Goal: Output the material word for word. Leave each picture out.

◇ ◇ ◇ ◇

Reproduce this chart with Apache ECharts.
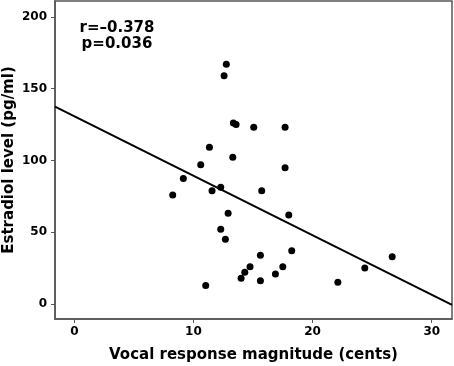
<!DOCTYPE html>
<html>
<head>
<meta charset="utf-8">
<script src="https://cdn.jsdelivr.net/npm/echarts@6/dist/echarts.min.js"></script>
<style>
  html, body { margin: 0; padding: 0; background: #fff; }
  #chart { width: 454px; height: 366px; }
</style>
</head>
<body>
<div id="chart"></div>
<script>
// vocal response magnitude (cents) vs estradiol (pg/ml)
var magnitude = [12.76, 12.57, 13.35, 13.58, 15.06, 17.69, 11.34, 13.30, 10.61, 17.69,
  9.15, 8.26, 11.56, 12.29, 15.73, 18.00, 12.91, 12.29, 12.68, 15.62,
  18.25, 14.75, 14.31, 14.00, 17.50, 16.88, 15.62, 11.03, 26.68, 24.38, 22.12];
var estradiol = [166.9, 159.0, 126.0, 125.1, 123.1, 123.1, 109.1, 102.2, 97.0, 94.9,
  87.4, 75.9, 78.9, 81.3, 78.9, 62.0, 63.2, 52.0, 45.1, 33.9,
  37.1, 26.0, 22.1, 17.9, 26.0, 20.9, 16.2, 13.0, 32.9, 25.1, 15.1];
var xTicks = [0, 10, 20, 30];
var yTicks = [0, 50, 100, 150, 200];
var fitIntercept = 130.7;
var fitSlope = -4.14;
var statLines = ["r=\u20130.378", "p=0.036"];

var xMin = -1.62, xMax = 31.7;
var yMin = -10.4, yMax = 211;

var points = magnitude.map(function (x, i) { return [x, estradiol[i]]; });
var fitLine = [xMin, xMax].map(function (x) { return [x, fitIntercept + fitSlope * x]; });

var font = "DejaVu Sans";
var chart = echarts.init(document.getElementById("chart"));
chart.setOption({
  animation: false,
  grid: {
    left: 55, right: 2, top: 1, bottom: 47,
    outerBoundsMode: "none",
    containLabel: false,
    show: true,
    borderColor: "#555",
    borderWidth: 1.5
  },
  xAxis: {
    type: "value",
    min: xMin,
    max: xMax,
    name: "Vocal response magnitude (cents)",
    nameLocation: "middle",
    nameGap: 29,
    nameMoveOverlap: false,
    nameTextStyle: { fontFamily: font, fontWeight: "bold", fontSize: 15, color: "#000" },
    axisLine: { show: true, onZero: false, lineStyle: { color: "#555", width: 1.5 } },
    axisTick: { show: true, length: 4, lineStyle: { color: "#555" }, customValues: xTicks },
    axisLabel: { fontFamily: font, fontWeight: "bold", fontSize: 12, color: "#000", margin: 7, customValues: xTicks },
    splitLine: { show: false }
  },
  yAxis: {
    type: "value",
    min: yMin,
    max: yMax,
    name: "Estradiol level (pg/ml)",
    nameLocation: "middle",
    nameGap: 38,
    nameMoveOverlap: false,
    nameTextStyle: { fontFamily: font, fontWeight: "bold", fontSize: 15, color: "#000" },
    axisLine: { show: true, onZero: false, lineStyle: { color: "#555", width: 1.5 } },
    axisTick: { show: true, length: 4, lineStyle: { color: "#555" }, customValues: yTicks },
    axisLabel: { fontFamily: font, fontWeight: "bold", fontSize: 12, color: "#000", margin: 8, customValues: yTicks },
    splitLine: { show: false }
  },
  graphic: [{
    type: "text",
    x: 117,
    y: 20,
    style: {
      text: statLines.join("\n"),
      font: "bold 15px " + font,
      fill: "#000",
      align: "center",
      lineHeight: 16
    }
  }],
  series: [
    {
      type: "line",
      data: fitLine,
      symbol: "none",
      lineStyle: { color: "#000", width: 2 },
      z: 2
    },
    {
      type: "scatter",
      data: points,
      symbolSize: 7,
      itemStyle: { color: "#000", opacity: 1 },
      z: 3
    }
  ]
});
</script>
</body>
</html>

◇ ◇ ◇ ◇

Correct response:
Reproduce this chart with Apache ECharts.
<!DOCTYPE html>
<html>
<head>
<meta charset="utf-8">
<script src="https://cdn.jsdelivr.net/npm/echarts@6/dist/echarts.min.js"></script>
<style>
  html, body { margin: 0; padding: 0; background: #fff; }
  #chart { width: 454px; height: 366px; }
</style>
</head>
<body>
<div id="chart"></div>
<script>
// vocal response magnitude (cents) vs estradiol (pg/ml)
var magnitude = [12.76, 12.57, 13.35, 13.58, 15.06, 17.69, 11.34, 13.30, 10.61, 17.69,
  9.15, 8.26, 11.56, 12.29, 15.73, 18.00, 12.91, 12.29, 12.68, 15.62,
  18.25, 14.75, 14.31, 14.00, 17.50, 16.88, 15.62, 11.03, 26.68, 24.38, 22.12];
var estradiol = [166.9, 159.0, 126.0, 125.1, 123.1, 123.1, 109.1, 102.2, 97.0, 94.9,
  87.4, 75.9, 78.9, 81.3, 78.9, 62.0, 63.2, 52.0, 45.1, 33.9,
  37.1, 26.0, 22.1, 17.9, 26.0, 20.9, 16.2, 13.0, 32.9, 25.1, 15.1];
var xTicks = [0, 10, 20, 30];
var yTicks = [0, 50, 100, 150, 200];
var fitIntercept = 130.7;
var fitSlope = -4.14;
var statLines = ["r=\u20130.378", "p=0.036"];

var xMin = -1.62, xMax = 31.7;
var yMin = -10.4, yMax = 211;

var points = magnitude.map(function (x, i) { return [x, estradiol[i]]; });
var fitLine = [xMin, xMax].map(function (x) { return [x, fitIntercept + fitSlope * x]; });

var font = "DejaVu Sans";
var chart = echarts.init(document.getElementById("chart"));
chart.setOption({
  animation: false,
  grid: {
    left: 55, right: 2, top: 1, bottom: 47,
    outerBoundsMode: "none",
    containLabel: false,
    show: true,
    borderColor: "#555",
    borderWidth: 1.5
  },
  xAxis: {
    type: "value",
    min: xMin,
    max: xMax,
    name: "Vocal response magnitude (cents)",
    nameLocation: "middle",
    nameGap: 29,
    nameMoveOverlap: false,
    nameTextStyle: { fontFamily: font, fontWeight: "bold", fontSize: 15, color: "#000" },
    axisLine: { show: true, onZero: false, lineStyle: { color: "#555", width: 1.5 } },
    axisTick: { show: true, length: 4, lineStyle: { color: "#555" }, customValues: xTicks },
    axisLabel: { fontFamily: font, fontWeight: "bold", fontSize: 12, color: "#000", margin: 7, customValues: xTicks },
    splitLine: { show: false }
  },
  yAxis: {
    type: "value",
    min: yMin,
    max: yMax,
    name: "Estradiol level (pg/ml)",
    nameLocation: "middle",
    nameGap: 38,
    nameMoveOverlap: false,
    nameTextStyle: { fontFamily: font, fontWeight: "bold", fontSize: 15, color: "#000" },
    axisLine: { show: true, onZero: false, lineStyle: { color: "#555", width: 1.5 } },
    axisTick: { show: true, length: 4, lineStyle: { color: "#555" }, customValues: yTicks },
    axisLabel: { fontFamily: font, fontWeight: "bold", fontSize: 12, color: "#000", margin: 8, customValues: yTicks },
    splitLine: { show: false }
  },
  graphic: [{
    type: "text",
    x: 117,
    y: 20,
    style: {
      text: statLines.join("\n"),
      font: "bold 15px " + font,
      fill: "#000",
      align: "center",
      lineHeight: 16
    }
  }],
  series: [
    {
      type: "line",
      data: fitLine,
      symbol: "none",
      lineStyle: { color: "#000", width: 2 },
      z: 2
    },
    {
      type: "scatter",
      data: points,
      symbolSize: 7,
      itemStyle: { color: "#000", opacity: 1 },
      z: 3
    }
  ]
});
</script>
</body>
</html>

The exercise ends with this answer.